Student researcher

My research focuses on the subject of time series analysis and its application to environmental data sets, particularly those relating to natural hazards. Specifically, my research involves methods of time series analysis that are applicable to non-stationary and nonlinear data.  Such methods have advantages over classical time series analysis methods, such as Fourier or wavelet analysis, due to their more adaptable nature and their ability to provide more physically meaningful results.

The primary method I am examining in my research is the Empirical Mode Decomposition (EMD) (Huang et al. 1998). Essentially the EMD method relies on interpolation of extreme points in the time series to successively filter the data into various intrinsic mode functions (IMFs). Each IMF represents a sub-signal that can be analysed in relation to environmental drivers, which may act over varying time scales.

Although  EMD  has  been  applied  in  various  areas  of  environmental  science,  and  has produced some promising results, there are a number of known technical issues that can affect the performance of EMD. These include effects due to problems with interpolation near the boundaries,  mode mixing due to the presence of noise and determination of stoppage criteria. Less well understood are the sensitivities of the method to things like changes in the method of interpolation employed within the EMD procedure and its suitability to data possessing different types of non-stationarity. In my research I address this knowledge gap by systematically investigating the performance of the EMD procedure employing different  interpolation methods, and by investigating the effects of different types of data non-stationarity, namely time dependent trend, time dependent variance, or a combination of the two.

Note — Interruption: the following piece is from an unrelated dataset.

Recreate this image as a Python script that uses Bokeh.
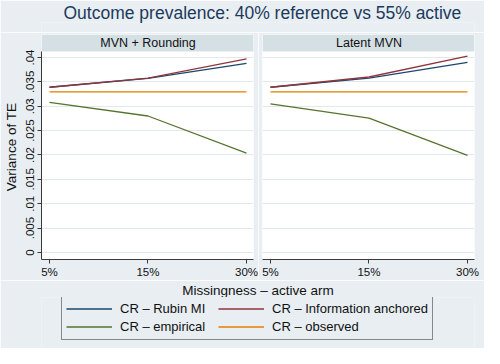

This research will provide important information on the limitations of the EMD procedure, and thus on the limits to which it can be used to infer temporal trends in environmental data. In particular, my research will focus on application of the EMD method to sea-level, temperature and fire danger rating time series. My research findings will provide enhanced information on the key climatic drivers of these variables, and the uncertainty associated with them, and will thus have implications for the management of natural hazards into the future.

References:

Huang, N.E., Shen, Z., Long, S.R., Wu, M.C., Shih, H.H., Zheng, Q., Yen, N.C., Tung, C.C. and Liu, H.H., 1998, March. The empirical mode decomposition and the Hilbert spectrum for nonlinear and non-stationary time series analysis. In Proceedings of the Royal Society of London A: Mathematical, Physical and Engineering Sciences (Vol. 454, No. 1971, pp. 903-995). The Royal Society.